Edit: This is a modest rephrasing of the question as originally stated below the fold: for $n \geq 3$, let $\sigma \in S_n$ be a fixed-point-free permutation. How many fixed-point-free permutations $\tau$ are there such that $\sigma \tau^{-1}$ is also fixed-point free? As the original post shows, this number is a function of $\sigma$; can one give a formula based on the character table of $S_n$?
Given two permutation of $1, \ldots, N$. Where 3<=N<=1000$3\le N\le 1000$ Example
For $N=4$
First is $\begin{pmatrix}3& 1& 2& 4\end{pmatrix}$.
Second is $\begin{pmatrix}2& 4& 1& 3\end{pmatrix}$.
Find the number of possible permutations $X_1, \ldots, X_N$ of $1, \ldots, N$ such that if we write all three in $3\times N$ matrix, each column must have unique elements.
$\begin{pmatrix}3 & 1 & 2 & 4\\ 2 & 4 & 1 & 3\\ X_1 & X_2 & X_3 & X_4\end{pmatrix},$
here $X_1$ can't be 3 or 2, $X_2$ can't be 1 or 4, $X_3$ can't be 2 or 1, $X_4$ cant be 4 or 3,
Answer to above sample is 2 and possible permutation for third row is $\begin{pmatrix}1 & 3 & 4 & 2\end{pmatrix}$ and $\begin{pmatrix}4 & 2 & 3& 1\end{pmatrix}$.
Example 2
First is $\begin{pmatrix}2 & 4 & 1 & 3\end{pmatrix}$.
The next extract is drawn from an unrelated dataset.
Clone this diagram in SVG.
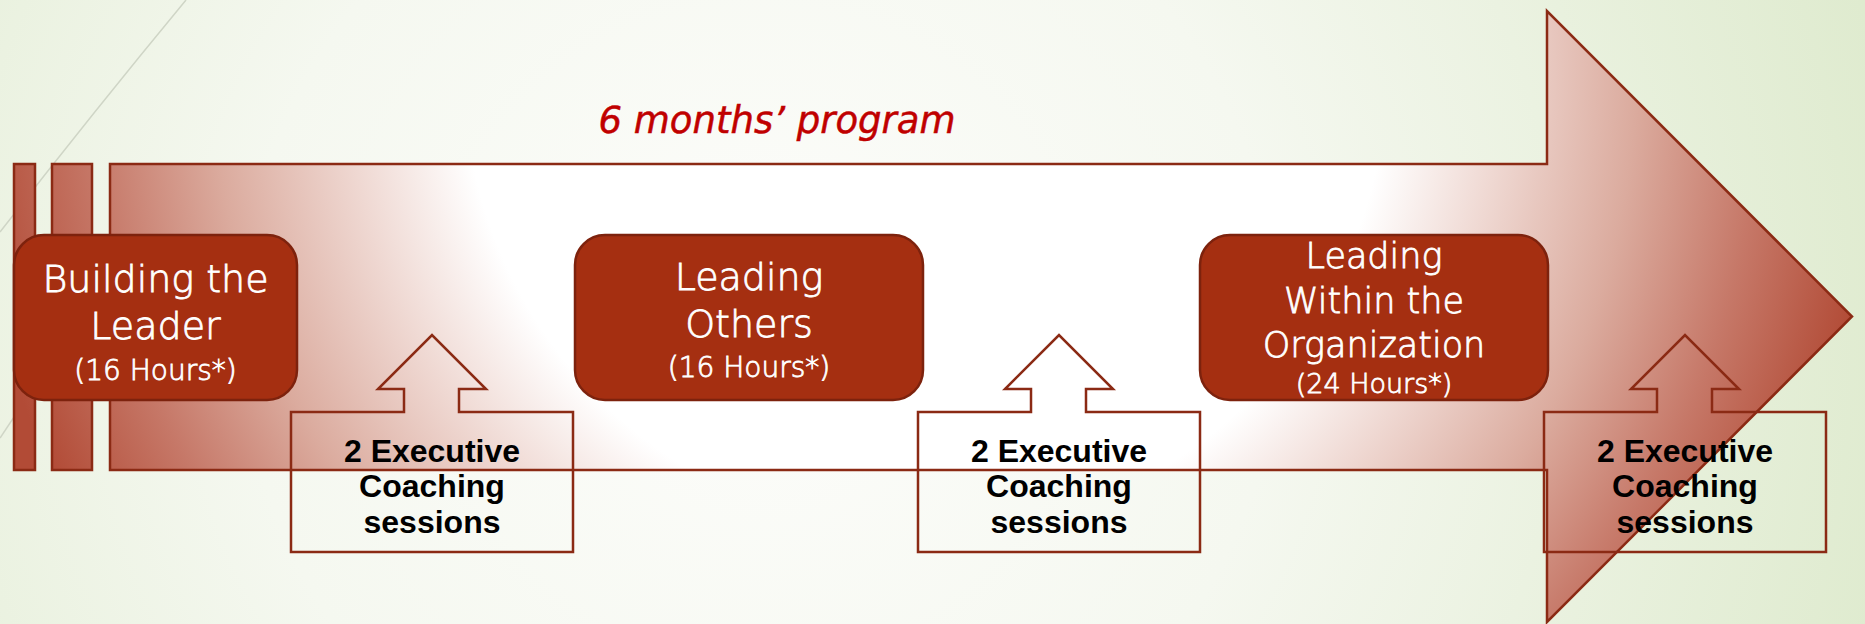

Second is $\begin{pmatrix}1 & 3 & 2 & 4\end{pmatrix}$.
Anwser is 4. Possible permutations for third row are $\begin{pmatrix}3&1&4&2\end{pmatrix}$, $\begin{pmatrix}3&2&4&1\end{pmatrix}$, $\begin{pmatrix}4&1&3&2\end{pmatrix}$ and $\begin{pmatrix}4&2&3&1\end{pmatrix}$.